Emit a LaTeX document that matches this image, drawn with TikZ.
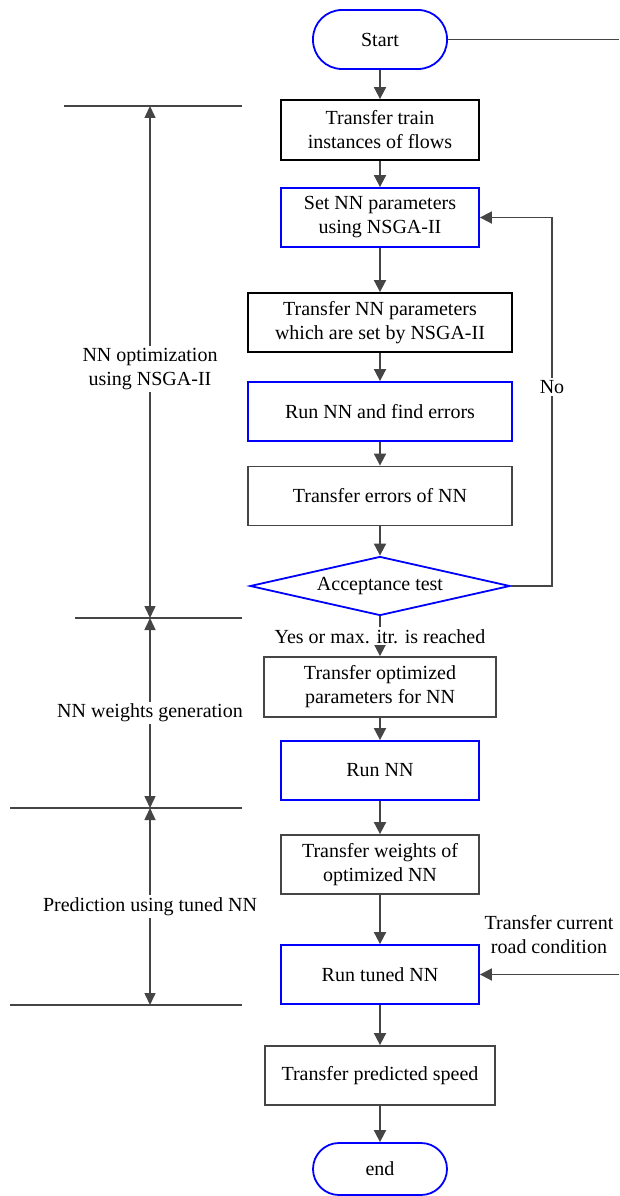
\documentclass[tikz,border=0pt]{standalone}
\usepackage{fontspec}
\usepackage{tikz}
\usetikzlibrary{arrows.meta,shapes.geometric}
\definecolor{inkc}{HTML}{454545}
\definecolor{bluec}{HTML}{0000FF}
\tikzset{
  every node/.style={font=\fontspec{Liberation Serif}\fontsize{20}{24}\selectfont,text=black},
  ar/.style={-{Triangle[length=12pt,width=12pt]},line width=1.8pt,inkc},
  dimar/.style={{Triangle[length=12pt,width=11pt]}-{Triangle[length=12pt,width=11pt]},line width=1.5pt,inkc},
  ln/.style={line width=1.7pt,inkc},
  box/.style={rectangle,draw=inkc,line width=1.8pt,fill=white,align=center,minimum height=59pt,inner sep=2pt},
  blkbox/.style={box,draw=black},
  blubox/.style={box,draw=bluec},
  term/.style={blubox,minimum width=134pt},
  dec/.style={diamond,draw=bluec,line width=1.8pt,aspect=4.4,inner sep=0pt,minimum width=260pt,minimum height=59pt},
  lbl/.style={fill=white,inner sep=2pt,align=center,text=black}
}
\begin{document}
\begin{tikzpicture}[x=1pt,y=-1pt]
\useasboundingbox (0,0) rectangle (619,1196);
% main flow
\node[term,rounded corners=29pt] (start) at (380,39.5) {Start};
\node[blkbox,minimum width=198pt,minimum height=60pt] (train) at (380,130) {Transfer train\\instances of flows};
\node[blubox,minimum width=198pt] (setnn) at (380,217.5) {Set NN parameters\\using NSGA-II};
\node[blkbox,minimum width=264pt] (transnn) at (380,322.5) {Transfer NN parameters\\which are set by NSGA-II};
\node[blubox,minimum width=264pt] (runerr) at (380,411.5) {Run NN and find errors};
\node[box,minimum width=264pt] (transerr) at (380,496) {Transfer errors of NN};
\node[dec] (acc) at (380,586) {Acceptance test};
\node[box,minimum width=232pt,minimum height=60pt] (transopt) at (380,687) {Transfer optimized\\parameters for NN};
\node[blubox,minimum width=198pt] (runnn) at (380,770.5) {Run NN};
\node[box,minimum width=198pt] (transw) at (380,864.5) {Transfer weights of\\optimized NN};
\node[blubox,minimum width=198pt] (runtuned) at (380,974.5) {Run tuned NN};
\node[box,minimum width=230pt] (transpred) at (380,1075.5) {Transfer predicted speed};
\node[term,rounded corners=26pt,minimum height=52pt] (finish) at (380,1169) {end};

\draw[ar] (start) -- (train);
\draw[ar] (train) -- (setnn);
\draw[ar] (setnn) -- (transnn);
\draw[ar] (transnn) -- (runerr);
\draw[ar] (runerr) -- (transerr);
\draw[ar] (transerr) -- (acc);
\draw[ar] (acc) -- node[lbl]{Yes or max. itr. is reached} (transopt);
\draw[ar] (transopt) -- (runnn);
\draw[ar] (runnn) -- (transw);
\draw[ar] (transw) -- (runtuned);
\draw[ar] (runtuned) -- (transpred);
\draw[ar] (transpred) -- (finish);

% loop back when the test fails
\coordinate (nlow) at (552,586);
\coordinate (nhigh) at (552,217.5);
\draw[ar] (acc.east) -- (nlow) -- node[lbl,pos=0.54]{No} (nhigh) -- (setnn.east);

% lines leaving / entering at the right edge
\coordinate (outr) at (619,39.5);
\draw[ln] (start.east) -- (outr);
\coordinate (inr) at (619,974.5);
\draw[ar] (inr) -- (runtuned.east);
\node[align=center] (road) at (549,935) {Transfer current\\road condition};

% stage markers on the left
\coordinate (m1) at (150,106);
\coordinate (m2) at (150,618);
\coordinate (m3) at (150,808);
\coordinate (m4) at (150,1005);
\draw[ln] (64,106) -- (242,106);
\draw[ln] (75,618) -- (242,618);
\draw[ln] (10,808) -- (242,808);
\draw[ln] (10,1005) -- (242,1005);
\draw[dimar] (m1) -- node[lbl,yshift=-7pt]{NN optimization\\using NSGA-II} (m2);
\draw[dimar] (m2) -- node[lbl]{NN weights generation} (m3);
\draw[dimar] (m3) -- node[lbl]{Prediction using tuned NN} (m4);
\end{tikzpicture}
\end{document}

Work to be completed
Copy out all the data without changing anything, and drop the pictures.

Response
Emit a LaTeX document that matches this image, drawn with TikZ.
\documentclass[tikz,border=0pt]{standalone}
\usepackage{fontspec}
\usepackage{tikz}
\usetikzlibrary{arrows.meta,shapes.geometric}
\definecolor{inkc}{HTML}{454545}
\definecolor{bluec}{HTML}{0000FF}
\tikzset{
  every node/.style={font=\fontspec{Liberation Serif}\fontsize{20}{24}\selectfont,text=black},
  ar/.style={-{Triangle[length=12pt,width=12pt]},line width=1.8pt,inkc},
  dimar/.style={{Triangle[length=12pt,width=11pt]}-{Triangle[length=12pt,width=11pt]},line width=1.5pt,inkc},
  ln/.style={line width=1.7pt,inkc},
  box/.style={rectangle,draw=inkc,line width=1.8pt,fill=white,align=center,minimum height=59pt,inner sep=2pt},
  blkbox/.style={box,draw=black},
  blubox/.style={box,draw=bluec},
  term/.style={blubox,minimum width=134pt},
  dec/.style={diamond,draw=bluec,line width=1.8pt,aspect=4.4,inner sep=0pt,minimum width=260pt,minimum height=59pt},
  lbl/.style={fill=white,inner sep=2pt,align=center,text=black}
}
\begin{document}
\begin{tikzpicture}[x=1pt,y=-1pt]
\useasboundingbox (0,0) rectangle (619,1196);
% main flow
\node[term,rounded corners=29pt] (start) at (380,39.5) {Start};
\node[blkbox,minimum width=198pt,minimum height=60pt] (train) at (380,130) {Transfer train\\instances of flows};
\node[blubox,minimum width=198pt] (setnn) at (380,217.5) {Set NN parameters\\using NSGA-II};
\node[blkbox,minimum width=264pt] (transnn) at (380,322.5) {Transfer NN parameters\\which are set by NSGA-II};
\node[blubox,minimum width=264pt] (runerr) at (380,411.5) {Run NN and find errors};
\node[box,minimum width=264pt] (transerr) at (380,496) {Transfer errors of NN};
\node[dec] (acc) at (380,586) {Acceptance test};
\node[box,minimum width=232pt,minimum height=60pt] (transopt) at (380,687) {Transfer optimized\\parameters for NN};
\node[blubox,minimum width=198pt] (runnn) at (380,770.5) {Run NN};
\node[box,minimum width=198pt] (transw) at (380,864.5) {Transfer weights of\\optimized NN};
\node[blubox,minimum width=198pt] (runtuned) at (380,974.5) {Run tuned NN};
\node[box,minimum width=230pt] (transpred) at (380,1075.5) {Transfer predicted speed};
\node[term,rounded corners=26pt,minimum height=52pt] (finish) at (380,1169) {end};

\draw[ar] (start) -- (train);
\draw[ar] (train) -- (setnn);
\draw[ar] (setnn) -- (transnn);
\draw[ar] (transnn) -- (runerr);
\draw[ar] (runerr) -- (transerr);
\draw[ar] (transerr) -- (acc);
\draw[ar] (acc) -- node[lbl]{Yes or max. itr. is reached} (transopt);
\draw[ar] (transopt) -- (runnn);
\draw[ar] (runnn) -- (transw);
\draw[ar] (transw) -- (runtuned);
\draw[ar] (runtuned) -- (transpred);
\draw[ar] (transpred) -- (finish);

% loop back when the test fails
\coordinate (nlow) at (552,586);
\coordinate (nhigh) at (552,217.5);
\draw[ar] (acc.east) -- (nlow) -- node[lbl,pos=0.54]{No} (nhigh) -- (setnn.east);

% lines leaving / entering at the right edge
\coordinate (outr) at (619,39.5);
\draw[ln] (start.east) -- (outr);
\coordinate (inr) at (619,974.5);
\draw[ar] (inr) -- (runtuned.east);
\node[align=center] (road) at (549,935) {Transfer current\\road condition};

% stage markers on the left
\coordinate (m1) at (150,106);
\coordinate (m2) at (150,618);
\coordinate (m3) at (150,808);
\coordinate (m4) at (150,1005);
\draw[ln] (64,106) -- (242,106);
\draw[ln] (75,618) -- (242,618);
\draw[ln] (10,808) -- (242,808);
\draw[ln] (10,1005) -- (242,1005);
\draw[dimar] (m1) -- node[lbl,yshift=-7pt]{NN optimization\\using NSGA-II} (m2);
\draw[dimar] (m2) -- node[lbl]{NN weights generation} (m3);
\draw[dimar] (m3) -- node[lbl]{Prediction using tuned NN} (m4);
\end{tikzpicture}
\end{document}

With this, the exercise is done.